Gravitational waves are produced by the universe’s most violent and energetic processes. When two black holes collide or massive stars explode at the end of their lifetimes, they create waves in spacetime that can be observed using gravitational-wave detectors. Cosmic Explorer will be sensitive enough to study the collisions of the remnants from the first stars that formed in the universe. But to meet the target build date in the mid-2030s, investment in technology development is needed now.
Brown will use the NSF funding to develop new algorithms to detect signals with Cosmic Explorer and understand the astrophysics encoded in the observed waves. This research will also help estimate the computational resources required to fully exploit the science potential of next-generation detectors, as well as educate a community of researchers that is ready to explore the universe within this new observational window.
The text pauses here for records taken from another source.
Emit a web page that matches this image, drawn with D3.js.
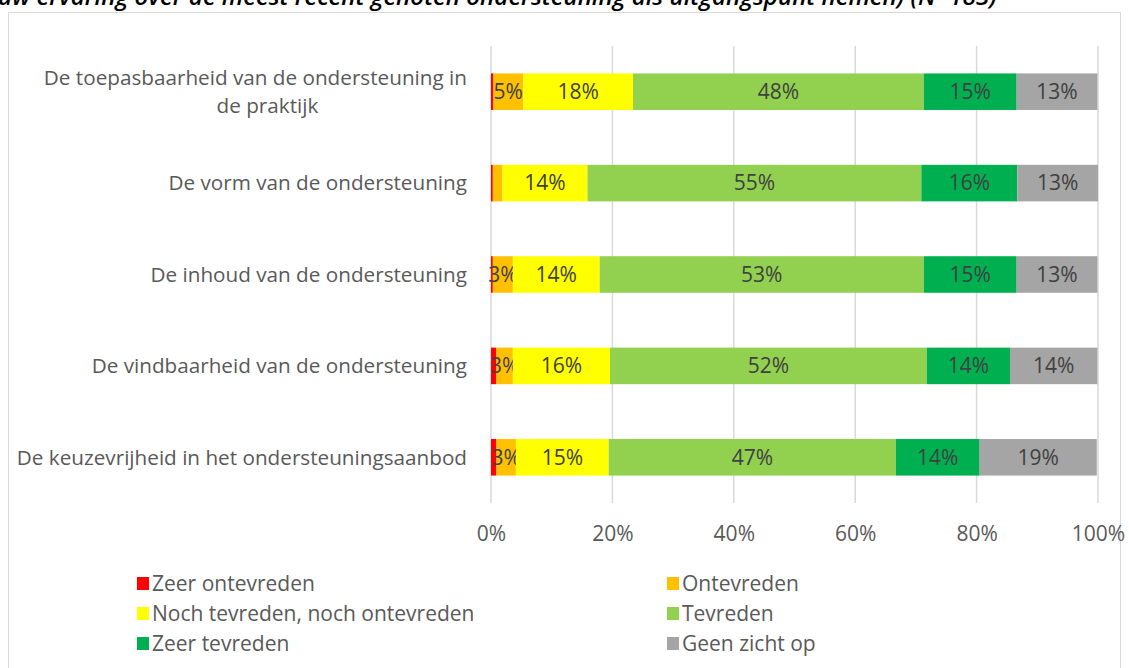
<!DOCTYPE html>
<html>
<head>
<meta charset="utf-8">
<script src="https://cdn.jsdelivr.net/npm/d3@7"></script>
<style>
    body { margin: 0; background: #fff; }
    svg { font-family: "Open Sans", Lato, sans-serif; }
</style>
</head>
<body>
<svg id="drawing_region"></svg>
<script>
const categories = [
    "De toepasbaarheid van de ondersteuning in de praktijk",
    "De vorm van de ondersteuning",
    "De inhoud van de ondersteuning",
    "De vindbaarheid van de ondersteuning",
    "De keuzevrijheid in het ondersteuningsaanbod"
];
const series_names = [
    "Zeer ontevreden", "Ontevreden", "Noch tevreden, noch ontevreden",
    "Tevreden", "Zeer tevreden", "Geen zicht op"
];
const series_colors = ["#ff0000", "#ffc000", "#ffff00", "#92d050", "#00b050", "#a5a5a5"];

// percentages per category, in series order
const zeer_ontevreden = [0.4, 0.3, 0.3, 0.9, 0.9];
const ontevreden      = [4.9, 1.6, 3.3, 2.7, 3.2];
const noch_noch       = [18.1, 14.0, 14.3, 16.0, 15.3];
const tevreden        = [47.9, 55.0, 53.4, 52.2, 47.3];
const zeer_tevreden   = [15.3, 15.8, 15.3, 13.7, 13.8];
const geen_zicht      = [13.3, 13.3, 13.3, 14.4, 19.3];

const x_ticks = [0, 20, 40, 60, 80, 100];
const title_text = "uw ervaring over de meest recent genoten ondersteuning als uitgangspunt nemen) (N=183)";

const series_values = [zeer_ontevreden, ontevreden, noch_noch, tevreden, zeer_tevreden, geen_zicht];

const data = categories.map((c, i) => {
    const row = { category: c };
    series_names.forEach((s, j) => { row[s] = series_values[j][i]; });
    return row;
});

class StackedBar {
    constructor(config, data) {
        this.config = config;
        this.data = data;
        this.init();
    }

    init() {
        const self = this;
        const cfg = self.config;

        self.svg = d3.select(cfg.parent)
            .attr("width", cfg.width)
            .attr("height", cfg.height);

        // chart frame
        self.svg.append("rect")
            .attr("x", 8.5).attr("y", 12.5)
            .attr("width", 1112).attr("height", 700)
            .attr("fill", "none")
            .attr("stroke", "#d9d9d9");

        // title, cut off at the top as in the source page; sized to end near x=997
        const title = self.svg.append("text")
            .attr("x", -2).attr("y", 5)
            .attr("font-size", 20)
            .attr("font-style", "italic")
            .attr("font-weight", 600)
            .attr("fill", "#000")
            .text(title_text);
        const tw = title.node().getComputedTextLength();
        title.attr("font-size", 20 * 999 / tw);

        self.chart = self.svg.append("g")
            .attr("transform", `translate(${cfg.margin.left},${cfg.margin.top})`);

        self.inner_width  = cfg.width  - cfg.margin.left - cfg.margin.right;
        self.inner_height = cfg.plot_height;

        self.xscale = d3.scaleLinear().domain([0, 100]).range([0, self.inner_width]);
        self.yscale = d3.scaleBand()
            .domain(categories)
            .range([0, self.inner_height])
            .paddingInner(0.6)
            .paddingOuter(0.3);

        self.xaxis = d3.axisBottom(self.xscale)
            .tickValues(x_ticks)
            .tickSize(0)
            .tickPadding(23)
            .tickFormat(d => d + "%");

        self.grid_group = self.chart.append("g");
        self.bar_group = self.chart.append("g");
        self.xaxis_group = self.chart.append("g")
            .attr("transform", `translate(0,${self.inner_height})`);
        self.ylabel_group = self.chart.append("g");
        self.legend_group = self.svg.append("g");
    }

    update() {
        const self = this;
        self.stack = d3.stack().keys(series_names)(self.data);
        self.render();
    }

    render() {
        const self = this;
        const fs = self.config.font_size;

        self.grid_group.selectAll("line")
            .data(x_ticks)
            .enter()
            .append("line")
            .attr("x1", d => self.xscale(d))
            .attr("x2", d => self.xscale(d))
            .attr("y1", 0)
            .attr("y2", self.inner_height)
            .attr("stroke", "#d9d9d9")
            .attr("stroke-width", 1.5);

        const layers = self.bar_group.selectAll("g")
            .data(self.stack)
            .enter()
            .append("g")
            .attr("fill", (d, i) => series_colors[i]);

        layers.selectAll("rect")
            .data(d => d)
            .enter()
            .append("rect")
            .attr("x", d => self.xscale(d[0]))
            .attr("y", d => self.yscale(d.data.category))
            .attr("width", d => self.xscale(d[1]) - self.xscale(d[0]))
            .attr("height", self.yscale.bandwidth());

        layers.selectAll("text")
            .data(d => d.filter(p => p[1] - p[0] >= 2))
            .enter()
            .append("text")
            .attr("x", d => self.xscale((d[0] + d[1]) / 2))
            .attr("y", d => self.yscale(d.data.category) + self.yscale.bandwidth() / 2)
            .attr("dy", "0.35em")
            .attr("text-anchor", "middle")
            .attr("font-size", fs)
            .attr("fill", "#404040")
            .text(d => Math.round(d[1] - d[0]) + "%");

        self.xaxis_group.call(self.xaxis);
        self.xaxis_group.select(".domain").remove();
        self.xaxis_group.selectAll("text")
            .attr("font-size", fs)
            .attr("font-family", "'Open Sans', sans-serif")
            .attr("fill", "#595959");

        // category labels, first one wrapped over two lines
        const label_x = -24;
        self.ylabel_group.selectAll("text")
            .data(categories)
            .enter()
            .append("text")
            .attr("x", label_x)
            .attr("y", d => self.yscale(d) + self.yscale.bandwidth() / 2)
            .attr("font-size", fs - 0.3)
            .attr("fill", "#595959")
            .attr("text-anchor", "end")
            .each(function(d, i) {
                const t = d3.select(this);
                if (i === 0) {
                    const l1 = t.append("tspan").attr("x", label_x).attr("dy", "-0.3em")
                        .text("De toepasbaarheid van de ondersteuning in");
                    const w = l1.node().getComputedTextLength();
                    t.append("tspan")
                        .attr("x", label_x - w / 2 + 12)
                        .attr("dy", "1.35em")
                        .attr("text-anchor", "middle")
                        .text("de praktijk");
                } else {
                    t.attr("dy", "0.35em").text(d);
                }
            });

        // legend: two columns, three rows
        const leg = self.legend_group.selectAll("g")
            .data(series_names)
            .enter()
            .append("g")
            .attr("transform", (d, i) =>
                `translate(${i % 2 === 0 ? 137 : 667},${577 + Math.floor(i / 2) * 30})`);

        leg.append("rect")
            .attr("width", 12).attr("height", 13)
            .attr("fill", (d, i) => series_colors[i]);

        leg.append("text")
            .attr("x", 15).attr("y", 7)
            .attr("dy", "0.35em")
            .attr("font-size", fs)
            .attr("fill", "#595959")
            .text(d => d);
    }
}

const config = {
    parent: '#drawing_region',
    width: 1129,
    height: 668,
    plot_height: 457,
    font_size: 21,
    margin: {top: 46, right: 31, bottom: 165, left: 491}
};

const bar_chart = new StackedBar(config, data);
bar_chart.update();
</script>
</body>
</html>
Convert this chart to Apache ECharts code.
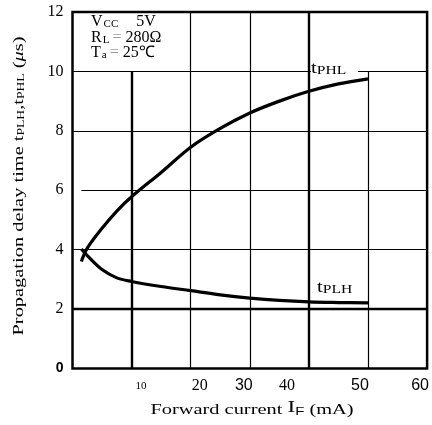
<!DOCTYPE html>
<html><head><meta charset="utf-8">
<script src="https://cdn.jsdelivr.net/npm/echarts@6/dist/echarts.min.js"></script>
<style>html,body{margin:0;padding:0;background:#fff}#c{width:432px;height:425px}</style>
</head><body><div id="c"></div>
<script>
// Data
const forwardCurrent = [1.5, 2.5, 5, 7.5, 10, 15, 20, 25, 30, 35, 40, 45, 50];
const tPHL = [3.6, 4.05, 4.72, 5.3, 5.78, 6.6, 7.45, 8.08, 8.6, 9.0, 9.33, 9.58, 9.75];
const tPLH = [4.02, 3.8, 3.33, 3.05, 2.93, 2.76, 2.62, 2.48, 2.37, 2.29, 2.24, 2.22, 2.21];
const xTicks = [0, 10, 20, 30, 40, 50, 60];
const yTicks = [0, 2, 4, 6, 8, 10, 12];

const SERIF = 'Liberation Serif';
const SANS = 'Liberation Sans';
const STRETCH = 1.36;

const chart = echarts.init(document.getElementById('c'), null, {renderer: 'canvas'});
const pairs = (xs, ys) => xs.map((x, i) => [x, ys[i]]);

const xRich = {
  x10: {fontFamily: SERIF, fontSize: 11, padding: [3, 0, 0, 19], color: '#000'},
  x20: {fontFamily: SERIF, fontSize: 16, padding: [0, 0, 0, 18], color: '#000'},
  x30: {fontFamily: SANS, fontSize: 16, padding: [0, 12, 0, 0], color: '#000'},
  x40: {fontFamily: SERIF, fontSize: 16, padding: [0, 44, 0, 0], color: '#000'},
  x50: {fontFamily: SANS, fontSize: 16, padding: [0, 16, 0, 0], color: '#000'},
  x60: {fontFamily: SANS, fontSize: 16, padding: [0, 14, 0, 0], color: '#000'}
};
const yRich = {
  n: {fontFamily: SERIF, fontSize: 16, color: '#000'},
  z: {fontFamily: SANS, fontSize: 14, fontWeight: 'bold', color: '#000'}
};

const thin = {color: '#000', width: 1.2, type: 'solid'};
const thick = {color: '#000', width: 2.4, type: 'solid'};

const gridLines = [
  // vertical
  [{coord: [10, 0], lineStyle: thick}, {coord: [10, 10]}],
  [{coord: [20, 0], lineStyle: thin}, {coord: [20, 12]}],
  [{coord: [30, 0], lineStyle: thin}, {coord: [30, 12]}],
  [{coord: [40, 0], lineStyle: thick}, {coord: [40, 12]}],
  [{coord: [50, 0], lineStyle: thin}, {coord: [50, 10]}],
  // horizontal
  [{coord: [0, 2], lineStyle: thick}, {coord: [60, 2]}],
  [{coord: [0, 4], lineStyle: thin}, {coord: [60, 4]}],
  [{coord: [1.5, 6], lineStyle: thin}, {coord: [60, 6]}],
  [{coord: [0, 8], lineStyle: thin}, {coord: [60, 8]}],
  [{coord: [0, 10], lineStyle: thin}, {coord: [60, 10]}]
];

const subLabelRich = {
  t: {fontFamily: SERIF, fontSize: 16, fill: '#000'},
  s: {fontFamily: SERIF, fontSize: 12, fill: '#000', padding: [4, 0, 0, 0]}
};

chart.setOption({
  animation: false,
  backgroundColor: '#fff',
  grid: {left: 72.5, right: 4, top: 12, bottom: 56.5, show: true, borderColor: '#000', borderWidth: 2.5, backgroundColor: 'transparent'},
  xAxis: {
    type: 'value', min: 0, max: 60, interval: 10,
    axisLine: {show: false}, axisTick: {show: false}, splitLine: {show: false},
    axisLabel: {
      showMinLabel: false, showMaxLabel: true, margin: 9,
      formatter: v => (v === 0 ? '' : '{x' + v + '|' + v + '}'),
      rich: xRich
    }
  },
  yAxis: {
    type: 'value', min: 0, max: 12, interval: 2,
    axisLine: {show: false}, axisTick: {show: false}, splitLine: {show: false},
    axisLabel: {
      margin: 9, showMaxLabel: true,
      formatter: v => (v === 0 ? '{z|0}' : '{n|' + v + '}'),
      rich: yRich
    }
  },
  series: [
    {
      name: 'tPHL', type: 'line', data: pairs(forwardCurrent, tPHL),
      smooth: 0.35, symbol: 'none', lineStyle: {color: '#000', width: 3.2}, z: 5,
      markLine: {silent: true, symbol: 'none', label: {show: false}, data: gridLines, z: 1}
    },
    {
      name: 'tPLH', type: 'line', data: pairs(forwardCurrent, tPLH),
      smooth: 0.35, symbol: 'none', lineStyle: {color: '#000', width: 3.2}, z: 5
    }
  ],
  graphic: [
    {
      type: 'text', left: 91, top: 14, z: 10,
      style: {
        text: '{v|V}{s|CC}{sp| }{v|5V}\n{v|R}{s|L}{g|=}{v|280Ω}\n{v|T}{s|a}{g|=}{v|25℃}',
        fill: '#000',
        rich: {
          v: {fontFamily: SERIF, fontSize: 16, lineHeight: 15.5, fill: '#000'},
          s: {fontFamily: SERIF, fontSize: 11, lineHeight: 15.5, fill: '#000', padding: [5, 1, 0, 1]},
          sp: {fontFamily: SERIF, fontSize: 16, lineHeight: 15.5, width: 17},
          g: {fontFamily: SERIF, fontSize: 16, lineHeight: 15.5, fill: '#9a9a9a', padding: [0, 4, 0, 2]}
        }
      }
    },
    {
      type: 'text', x: 311, y: 61, z: 10, scaleX: 1.3,
      style: {
        text: '{t|t}{s|PHL}', backgroundColor: '#fff', padding: [0, 9, 0, 0],
        rich: subLabelRich
      }
    },
    {
      type: 'text', x: 317, y: 280, z: 10, scaleX: 1.3,
      style: {text: '{t|t}{s|PLH}', rich: subLabelRich}
    },
    {
      // x-axis title
      type: 'text', x: 252, y: 410, z: 10, scaleX: STRETCH,
      style: {
        text: 'Forward current {i|I}{f|F} (mA)',
        fontFamily: SERIF, fontSize: 15, fill: '#000', align: 'center', verticalAlign: 'middle',
        rich: {
          i: {fontFamily: SERIF, fontSize: 17, fill: '#000', padding: [0, 0, 4, 0]},
          f: {fontFamily: SANS, fontSize: 11, fill: '#000', padding: [4, 0, 0, 0]}
        }
      }
    },
    {
      // y-axis title
      type: 'text', x: 19.5, y: 186, z: 10, rotation: Math.PI / 2, scaleX: STRETCH,
      style: {
        text: 'Propagation delay time t{s|PLH},t{s|PHL} ({m|μ}s)',
        fontFamily: SERIF, fontSize: 15, fill: '#000', align: 'center', verticalAlign: 'middle',
        rich: {
          s: {fontFamily: SERIF, fontSize: 10, fill: '#000', padding: [4, 0, 0, 0]},
          m: {fontFamily: SERIF, fontSize: 15, fontStyle: 'italic', fill: '#000'}
        }
      }
    }
  ]
});
</script></body></html>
“Gravitational-wave astronomy is an amazing field,” says Brown. “With Cosmic Explorer, humanity will go from its first glimpse of the gravitational-wave sky to detecting every black hole merger in the universe within a single human lifetime. We need to start preparing now for the exciting data deluge that Cosmic Explorer will bring.”
Through the educational component of this grant, undergraduate and graduate students in A&S’ physics department will learn computational skills that advance the competitiveness of the U.S. STEM workforce. This award will also support an effort to bring high-performance computing to school districts in rural Pennsylvania and promote STEM education in K-12 schools.